内蔵の音源とエフェクトはNative Instrumentsの設計思想を反映しており、プロフェッショナルな制作現場でも実用的なクオリティです。特にフィルター、ディレイ、リバーブなどの空間系、ダイナミクス処理はトラックのグルーヴを整えるうえで重要です。ただし、最終的なマスタリングや複雑なミックス作業は専用のDAWやマスタリングツールを併用するのが一般的です。

更新とサポート体制

発売後もファームウェアとソフトウェアのアップデートが行われ、機能追加や安定性の改善が図られてきました。Native Instrumentsはオンラインでマニュアルやファームウェア、FAQを配布しており、ユーザーは製品登録を通じて最新情報を受け取れます。重要なのは、スタンドアロン機器であるために適切なメンテナンスとバックアップ運用(プロジェクトのエクスポートや外部ストレージ保存)が不可欠だという点です。

Maschine+の弱点・留意点

優れた点が多い一方で、いくつかの留意点もあります。まず、スタンドアロン環境は便利ですが、特に大量のサンプルや大規模なサードパーティ音源を使うとストレージと処理能力の制約に直面する可能性があります。また、細かな自動化や複雑なミックスバス処理に関しては、従来のDAWに比べて柔軟性が劣る場面があります。さらに、機能やバンドル・コンテンツは出荷時期やリージョンによって差があるため、購入前に最新の仕様を公式で確認することが重要です。

競合製品との比較(概念的な違い)

代表的な競合としてはAKAIのMPCシリーズ(例:MPC Live / MPC One)やElektronのサンプラー、Rolandのグルーヴボックスなどが挙げられます。
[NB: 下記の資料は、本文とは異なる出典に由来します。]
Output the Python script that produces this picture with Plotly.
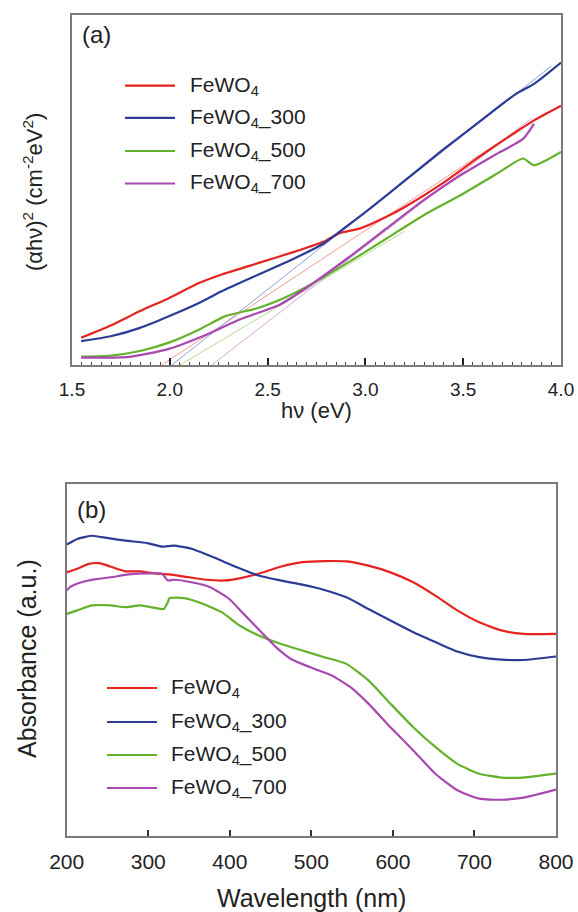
import plotly.graph_objects as go

W, H = 578, 912
FONT = "Liberation Sans, Arial, sans-serif"

# ---------------- Panel (a) data: (alpha h nu)^2 vs h nu ----------------
a_red_x = [1.547, 1.698, 1.848, 1.995, 2.149, 2.262, 2.451, 2.639, 2.789, 2.865, 2.978, 3.110, 3.204, 3.392, 3.580, 3.768, 3.862, 4.0]
a_red_y = [7.8, 11.3, 15.4, 19.1, 23.4, 25.8, 29.1, 32.4, 35.3, 37.6, 39.1, 42.4, 45.2, 51.8, 59.4, 66.5, 69.9, 74.1]

a_blue_x = [1.547, 1.698, 1.848, 1.995, 2.149, 2.262, 2.451, 2.639, 2.789, 2.902, 3.015, 3.204, 3.392, 3.580, 3.768, 3.862, 4.0]
a_blue_y = [6.8, 8.2, 10.6, 13.9, 17.7, 21.0, 25.8, 30.5, 34.8, 39.5, 44.3, 52.8, 61.3, 69.4, 77.4, 80.3, 86.4]

a_green_x = [1.547, 1.698, 1.848, 1.995, 2.149, 2.281, 2.451, 2.601, 2.733, 2.921, 3.110, 3.298, 3.486, 3.674, 3.806, 3.862, 4.0]
a_green_y = [2.4, 2.7, 4.0, 6.4, 10.1, 13.9, 16.3, 19.6, 23.4, 29.6, 36.2, 42.8, 48.5, 54.7, 59.0, 57.1, 60.9]

a_purple_x = [1.547, 1.792, 1.995, 2.168, 2.357, 2.564, 2.733, 2.921, 3.110, 3.298, 3.486, 3.674, 3.806, 3.862]
a_purple_y = [2.1, 2.3, 4.6, 8.2, 13.0, 17.3, 23.4, 31.0, 39.1, 47.1, 54.2, 60.4, 64.6, 68.9]

# linear extrapolation (Tauc) lines: [start, end]
tan_red_x, tan_red_y = [1.959, 3.80], [0.0, 68.0]
tan_blue_x, tan_blue_y = [2.010, 3.95], [0.0, 85.4]
tan_green_x, tan_green_y = [2.052, 3.20], [0.0, 38.2]
tan_purple_x, tan_purple_y = [2.214, 3.85], [0.0, 70.5]

# ---------------- Panel (b) data: absorbance vs wavelength ----------------
b_red_x = [200, 213, 227, 240, 254, 272, 290, 308, 326, 344, 371, 394, 412, 435, 462, 489, 516, 543, 570, 597, 625, 652, 679, 706, 733, 760, 800]
b_red_y = [74.9, 75.9, 77.3, 77.5, 76.5, 75.2, 75.2, 74.6, 74.3, 73.7, 72.8, 72.6, 73.2, 74.5, 76.5, 77.8, 78.1, 78.0, 76.8, 74.9, 72.1, 68.3, 64.1, 60.7, 58.4, 57.4, 57.4]

b_blue_x = [200, 213, 231, 249, 272, 299, 317, 331, 353, 380, 408, 435, 462, 489, 516, 543, 570, 597, 625, 652, 679, 706, 733, 760, 800]
b_blue_y = [82.8, 84.4, 85.3, 84.7, 83.9, 83.2, 82.2, 82.5, 81.6, 79.2, 76.4, 74.0, 72.6, 71.4, 69.9, 67.8, 64.5, 61.2, 57.9, 55.1, 52.4, 50.8, 50.1, 50.0, 51.0]

b_green_x = [200, 213, 231, 254, 272, 290, 308, 319, 324, 326, 344, 362, 390, 412, 435, 462, 489, 516, 543, 570, 597, 625, 652, 679, 706, 733, 760, 800]
b_green_y = [63.1, 64.1, 65.5, 65.5, 65.0, 65.5, 64.8, 64.5, 66.4, 67.6, 67.6, 66.4, 63.6, 59.8, 57.0, 54.6, 52.7, 50.8, 48.9, 44.2, 37.6, 30.9, 25.3, 20.5, 17.7, 16.6, 16.6, 17.7]

b_purple_x = [200, 204, 218, 236, 254, 276, 299, 317, 324, 331, 353, 376, 399, 417, 435, 457, 475, 498, 525, 548, 570, 597, 625, 652, 679, 706, 733, 760, 800]
b_purple_y = [69.7, 70.7, 72.1, 73.0, 73.5, 74.3, 74.6, 74.5, 72.6, 72.8, 72.1, 70.7, 67.4, 63.1, 58.8, 53.6, 50.3, 48.0, 45.6, 42.3, 37.6, 30.9, 24.3, 17.7, 13.0, 10.6, 10.3, 10.9, 13.2]

names = ["FeWO<sub>4</sub>", "FeWO<sub>4</sub>_300", "FeWO<sub>4</sub>_500", "FeWO<sub>4</sub>_700"]
colors = ["#e5231f", "#2c3c96", "#64b22c", "#a848b0"]
light = ["#f29a95", "#8fa0d8", "#b4dc94", "#d9a6dd"]

a_x_ticks = [1.5, 2.0, 2.5, 3.0, 3.5, 4.0]
a_x_ticklabels = ["1.5", "2.0", "2.5", "3.0", "3.5", "4.0"]
b_x_ticks = [200, 300, 400, 500, 600, 700, 800]

fig = go.Figure()

# tangent lines (thin, light)
for (tx, ty), c in zip([(tan_red_x, tan_red_y), (tan_blue_x, tan_blue_y),
                         (tan_green_x, tan_green_y), (tan_purple_x, tan_purple_y)], light):
    fig.add_trace(go.Scatter(x=tx, y=ty, mode="lines", line=dict(color=c, width=1),
                             showlegend=False, hoverinfo="skip", xaxis="x", yaxis="y"))

for (xs, ys), c, n in zip([(a_red_x, a_red_y), (a_blue_x, a_blue_y),
                            (a_green_x, a_green_y), (a_purple_x, a_purple_y)], colors, names):
    fig.add_trace(go.Scatter(x=xs, y=ys, mode="lines", line=dict(color=c, width=2.2, shape="spline", smoothing=0.6),
                             name=n, showlegend=False, xaxis="x", yaxis="y"))

for (xs, ys), c, n in zip([(b_red_x, b_red_y), (b_blue_x, b_blue_y),
                            (b_green_x, b_green_y), (b_purple_x, b_purple_y)], colors, names):
    fig.add_trace(go.Scatter(x=xs, y=ys, mode="lines", line=dict(color=c, width=2.2, shape="spline", smoothing=0.5),
                             name=n, showlegend=False, xaxis="x2", yaxis="y2"))

def px_x(p):
    return p / W

def px_y(p):
    return 1 - p / H

axis_common = dict(showline=True, linecolor="#7a7a7a", linewidth=1.5, mirror=True,
                   showgrid=False, zeroline=False)

fig.update_layout(
    template="none",
    width=W, height=H, margin=dict(l=0, r=0, t=0, b=0),
    paper_bgcolor="white", plot_bgcolor="white", showlegend=False,
    font=dict(family=FONT, color="#222", size=18),
    xaxis=dict(domain=[px_x(72), px_x(561)], range=[1.5, 4.0], anchor="y",
               tickvals=a_x_ticks, ticktext=a_x_ticklabels,
               ticks="inside", ticklen=7,
               tickwidth=2, tickcolor="#222", tickfont=dict(size=19, family=FONT, color="#222"),
               ticklabelstandoff=6,
               minor=dict(tickmode="linear", tick0=1.5, dtick=0.05, ticks="inside", ticklen=3.5,
                          tickwidth=1.2, tickcolor="#444", showgrid=False),
               **axis_common),
    yaxis=dict(domain=[px_y(365), px_y(15)], range=[0, 100], anchor="x",
               showticklabels=False, ticks="", **axis_common),
    xaxis2=dict(domain=[px_x(66.7), px_x(556)], range=[200, 800], anchor="y2",
                tickvals=b_x_ticks, ticks="inside", ticklen=6, tickwidth=1.5, tickcolor="#333",
                tickfont=dict(size=21, family=FONT, color="#222"), ticklabelstandoff=6,
                **axis_common),
    yaxis2=dict(domain=[px_y(836), px_y(484)], range=[0, 100], anchor="x2",
                showticklabels=False, ticks="", **axis_common),
)

ann = []
# axis titles
ann.append(dict(text="hν (eV)", x=px_x(316), y=px_y(410), xref="paper", yref="paper",
                showarrow=False, font=dict(size=22, family=FONT, color="#222"), xanchor="center", yanchor="middle"))
ann.append(dict(text="(αhν)<sup>2</sup> (cm<sup>-2</sup>eV<sup>2</sup>)", x=px_x(33), y=px_y(192),
                xref="paper", yref="paper", textangle=-90, showarrow=False,
                font=dict(size=22, family=FONT, color="#222"), xanchor="center", yanchor="middle"))
ann.append(dict(text="Wavelength (nm)", x=px_x(311), y=px_y(898), xref="paper", yref="paper",
                showarrow=False, font=dict(size=25, family=FONT, color="#222"), xanchor="center", yanchor="middle"))
ann.append(dict(text="Absorbance (a.u.)", x=px_x(27), y=px_y(659), xref="paper", yref="paper",
                textangle=-90, showarrow=False, font=dict(size=25, family=FONT, color="#222"),
                xanchor="center", yanchor="middle"))
# panel labels
ann.append(dict(text="(a)", x=px_x(80), y=px_y(35), xref="paper", yref="paper", showarrow=False,
                font=dict(size=24, family=FONT, color="#222"), xanchor="left", yanchor="middle"))
ann.append(dict(text="(b)", x=px_x(75), y=px_y(509), xref="paper", yref="paper", showarrow=False,
                font=dict(size=24, family=FONT, color="#222"), xanchor="left", yanchor="middle"))

shapes = []
# legends
leg_a_rows = [85.7, 117.9, 151.0, 183.5]
leg_b_rows = [688, 722, 755, 788]
for (x0, x1, xt, rows) in [(125, 175, 188, leg_a_rows), (107, 157, 169, leg_b_rows)]:
    for yy, c, n in zip(rows, colors, names):
        shapes.append(dict(type="line", xref="paper", yref="paper", x0=px_x(x0), x1=px_x(x1),
                           y0=px_y(yy), y1=px_y(yy), line=dict(color=c, width=2.2)))
        ann.append(dict(text=n, x=px_x(xt), y=px_y(yy), xref="paper", yref="paper", showarrow=False,
                        font=dict(size=21, family=FONT, color="#222"), xanchor="left", yanchor="middle"))

fig.update_layout(annotations=ann, shapes=shapes)
fig.write_html("out.html")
概ねの差は、Maschine+が"Maschineソフトウェア+Kompleteエコシステム"というソフトウェア資産の強さを背景にしている点です。一方でMPCはMPC独自のシーケンサーやクリップ指向のワークフロー、サードパーティとの互換性などで支持されています。どちらが優れているかは目的(ライブ重視かビートメイクか、サンプル編集の深度かなど)によって変わります。

具体的な活用テクニックとワークフローの提案

  • 外出先でのアイデア収集:短時間で複数パターンを作り、帰宅後にDAWへステム書き出しして肉付けする。
  • ライブでの柔軟な差し替え:曲ごとにシーンを作り、曲順変更に対応しやすくする。
  • サンプルベースの音作り:外部入力からレコードやフィールド録音を取り込み、スライス→再配列で新素材を生成。
  • ハイブリッドセットアップ:Maschine+をドラムとグルーヴのエンジンに、外部モジュールでシンセを鳴らすなど分担運用。

まとめ — 誰に向いているか

Maschine+は、スピード重視で手早くビートやループを作りたいプロデューサー、ライブで安定したハードウェアベースのセットを組みたいアーティスト、またはコンピュータに頼らない制作環境を求めるクリエイターに適しています。反面、極めて詳細なミックスや大量サンプルを扱うスタジオワークが主目的であれば、DAWとの併用やハイブリッドな運用を検討するのが現実的です。